EXERCISE OBJECTIVE - Do not include the pictures; repeat the rest of the data exactly.

INFORMATION PROVIDED -

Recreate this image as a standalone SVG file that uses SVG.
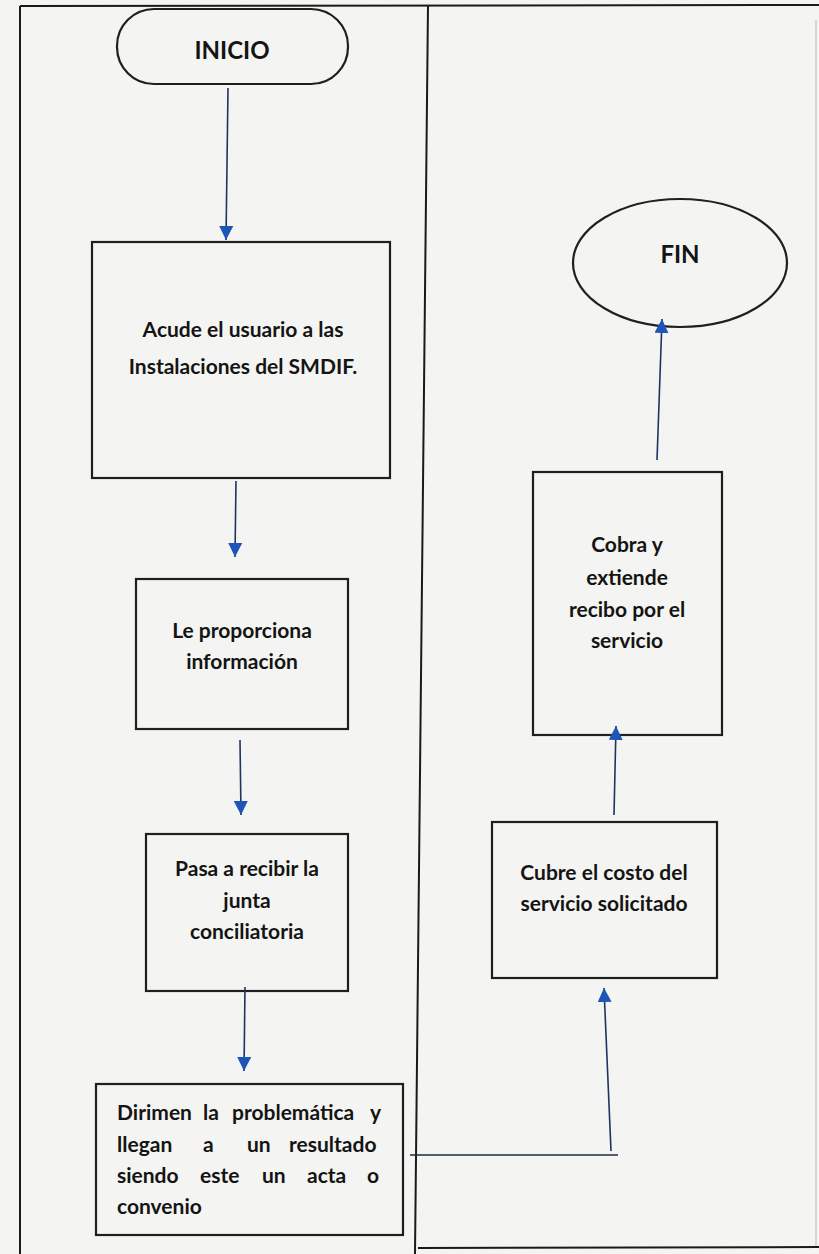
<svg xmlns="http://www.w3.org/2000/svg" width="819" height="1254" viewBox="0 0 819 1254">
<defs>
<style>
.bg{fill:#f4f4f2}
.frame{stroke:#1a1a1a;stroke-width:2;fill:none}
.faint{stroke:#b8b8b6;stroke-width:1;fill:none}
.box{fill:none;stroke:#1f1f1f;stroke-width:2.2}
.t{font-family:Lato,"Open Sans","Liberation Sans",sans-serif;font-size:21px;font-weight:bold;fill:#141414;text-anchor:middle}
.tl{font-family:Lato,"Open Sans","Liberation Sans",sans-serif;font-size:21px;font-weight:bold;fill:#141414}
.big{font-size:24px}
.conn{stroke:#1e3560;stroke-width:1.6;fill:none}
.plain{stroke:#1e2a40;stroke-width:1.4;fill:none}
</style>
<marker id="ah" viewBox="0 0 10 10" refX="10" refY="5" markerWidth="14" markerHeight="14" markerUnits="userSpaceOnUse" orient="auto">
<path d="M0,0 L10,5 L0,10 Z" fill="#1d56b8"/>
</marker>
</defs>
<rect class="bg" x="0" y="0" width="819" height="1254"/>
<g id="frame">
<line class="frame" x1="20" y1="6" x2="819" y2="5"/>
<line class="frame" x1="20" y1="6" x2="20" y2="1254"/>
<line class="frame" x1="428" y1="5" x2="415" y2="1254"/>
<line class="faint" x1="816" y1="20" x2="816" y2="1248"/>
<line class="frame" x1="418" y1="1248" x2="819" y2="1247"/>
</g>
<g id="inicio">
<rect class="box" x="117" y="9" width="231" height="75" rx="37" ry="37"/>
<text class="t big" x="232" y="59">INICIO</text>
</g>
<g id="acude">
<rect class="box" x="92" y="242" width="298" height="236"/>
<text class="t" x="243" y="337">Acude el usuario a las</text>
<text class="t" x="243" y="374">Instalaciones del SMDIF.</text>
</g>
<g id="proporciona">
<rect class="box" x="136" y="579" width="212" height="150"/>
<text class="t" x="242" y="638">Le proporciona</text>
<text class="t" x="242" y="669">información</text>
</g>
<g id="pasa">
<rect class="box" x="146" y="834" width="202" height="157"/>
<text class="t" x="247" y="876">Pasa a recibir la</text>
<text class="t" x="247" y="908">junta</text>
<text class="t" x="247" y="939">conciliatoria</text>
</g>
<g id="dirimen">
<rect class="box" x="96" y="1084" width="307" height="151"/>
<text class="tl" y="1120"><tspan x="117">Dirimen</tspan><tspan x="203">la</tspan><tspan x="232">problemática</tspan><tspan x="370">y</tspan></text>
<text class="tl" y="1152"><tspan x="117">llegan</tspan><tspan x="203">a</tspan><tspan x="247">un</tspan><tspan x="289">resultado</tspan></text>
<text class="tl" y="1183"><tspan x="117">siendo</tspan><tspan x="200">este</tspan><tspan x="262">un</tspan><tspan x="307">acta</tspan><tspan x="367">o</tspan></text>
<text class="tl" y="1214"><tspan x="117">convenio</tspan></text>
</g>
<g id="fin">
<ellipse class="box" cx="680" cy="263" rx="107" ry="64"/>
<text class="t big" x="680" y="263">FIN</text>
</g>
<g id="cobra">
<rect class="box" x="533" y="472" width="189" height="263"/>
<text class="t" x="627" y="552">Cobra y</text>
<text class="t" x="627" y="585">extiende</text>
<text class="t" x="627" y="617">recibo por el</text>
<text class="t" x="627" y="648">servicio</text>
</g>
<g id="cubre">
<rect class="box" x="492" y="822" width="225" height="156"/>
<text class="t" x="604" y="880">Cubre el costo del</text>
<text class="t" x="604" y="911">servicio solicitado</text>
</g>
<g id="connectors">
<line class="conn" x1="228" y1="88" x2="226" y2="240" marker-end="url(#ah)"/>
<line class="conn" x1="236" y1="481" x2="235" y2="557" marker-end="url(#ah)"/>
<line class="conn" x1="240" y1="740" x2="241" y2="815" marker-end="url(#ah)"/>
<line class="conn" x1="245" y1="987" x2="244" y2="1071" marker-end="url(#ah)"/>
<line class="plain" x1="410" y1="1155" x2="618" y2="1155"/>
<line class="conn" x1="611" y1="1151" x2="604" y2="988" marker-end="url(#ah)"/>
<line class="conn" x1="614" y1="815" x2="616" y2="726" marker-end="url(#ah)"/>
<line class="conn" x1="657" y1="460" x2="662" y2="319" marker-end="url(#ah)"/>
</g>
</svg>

SOLVED PROBLEM -
Recreate this image as a standalone SVG file that uses SVG.
<svg xmlns="http://www.w3.org/2000/svg" width="819" height="1254" viewBox="0 0 819 1254">
<defs>
<style>
.bg{fill:#f4f4f2}
.frame{stroke:#1a1a1a;stroke-width:2;fill:none}
.faint{stroke:#b8b8b6;stroke-width:1;fill:none}
.box{fill:none;stroke:#1f1f1f;stroke-width:2.2}
.t{font-family:Lato,"Open Sans","Liberation Sans",sans-serif;font-size:21px;font-weight:bold;fill:#141414;text-anchor:middle}
.tl{font-family:Lato,"Open Sans","Liberation Sans",sans-serif;font-size:21px;font-weight:bold;fill:#141414}
.big{font-size:24px}
.conn{stroke:#1e3560;stroke-width:1.6;fill:none}
.plain{stroke:#1e2a40;stroke-width:1.4;fill:none}
</style>
<marker id="ah" viewBox="0 0 10 10" refX="10" refY="5" markerWidth="14" markerHeight="14" markerUnits="userSpaceOnUse" orient="auto">
<path d="M0,0 L10,5 L0,10 Z" fill="#1d56b8"/>
</marker>
</defs>
<rect class="bg" x="0" y="0" width="819" height="1254"/>
<g id="frame">
<line class="frame" x1="20" y1="6" x2="819" y2="5"/>
<line class="frame" x1="20" y1="6" x2="20" y2="1254"/>
<line class="frame" x1="428" y1="5" x2="415" y2="1254"/>
<line class="faint" x1="816" y1="20" x2="816" y2="1248"/>
<line class="frame" x1="418" y1="1248" x2="819" y2="1247"/>
</g>
<g id="inicio">
<rect class="box" x="117" y="9" width="231" height="75" rx="37" ry="37"/>
<text class="t big" x="232" y="59">INICIO</text>
</g>
<g id="acude">
<rect class="box" x="92" y="242" width="298" height="236"/>
<text class="t" x="243" y="337">Acude el usuario a las</text>
<text class="t" x="243" y="374">Instalaciones del SMDIF.</text>
</g>
<g id="proporciona">
<rect class="box" x="136" y="579" width="212" height="150"/>
<text class="t" x="242" y="638">Le proporciona</text>
<text class="t" x="242" y="669">información</text>
</g>
<g id="pasa">
<rect class="box" x="146" y="834" width="202" height="157"/>
<text class="t" x="247" y="876">Pasa a recibir la</text>
<text class="t" x="247" y="908">junta</text>
<text class="t" x="247" y="939">conciliatoria</text>
</g>
<g id="dirimen">
<rect class="box" x="96" y="1084" width="307" height="151"/>
<text class="tl" y="1120"><tspan x="117">Dirimen</tspan><tspan x="203">la</tspan><tspan x="232">problemática</tspan><tspan x="370">y</tspan></text>
<text class="tl" y="1152"><tspan x="117">llegan</tspan><tspan x="203">a</tspan><tspan x="247">un</tspan><tspan x="289">resultado</tspan></text>
<text class="tl" y="1183"><tspan x="117">siendo</tspan><tspan x="200">este</tspan><tspan x="262">un</tspan><tspan x="307">acta</tspan><tspan x="367">o</tspan></text>
<text class="tl" y="1214"><tspan x="117">convenio</tspan></text>
</g>
<g id="fin">
<ellipse class="box" cx="680" cy="263" rx="107" ry="64"/>
<text class="t big" x="680" y="263">FIN</text>
</g>
<g id="cobra">
<rect class="box" x="533" y="472" width="189" height="263"/>
<text class="t" x="627" y="552">Cobra y</text>
<text class="t" x="627" y="585">extiende</text>
<text class="t" x="627" y="617">recibo por el</text>
<text class="t" x="627" y="648">servicio</text>
</g>
<g id="cubre">
<rect class="box" x="492" y="822" width="225" height="156"/>
<text class="t" x="604" y="880">Cubre el costo del</text>
<text class="t" x="604" y="911">servicio solicitado</text>
</g>
<g id="connectors">
<line class="conn" x1="228" y1="88" x2="226" y2="240" marker-end="url(#ah)"/>
<line class="conn" x1="236" y1="481" x2="235" y2="557" marker-end="url(#ah)"/>
<line class="conn" x1="240" y1="740" x2="241" y2="815" marker-end="url(#ah)"/>
<line class="conn" x1="245" y1="987" x2="244" y2="1071" marker-end="url(#ah)"/>
<line class="plain" x1="410" y1="1155" x2="618" y2="1155"/>
<line class="conn" x1="611" y1="1151" x2="604" y2="988" marker-end="url(#ah)"/>
<line class="conn" x1="614" y1="815" x2="616" y2="726" marker-end="url(#ah)"/>
<line class="conn" x1="657" y1="460" x2="662" y2="319" marker-end="url(#ah)"/>
</g>
</svg>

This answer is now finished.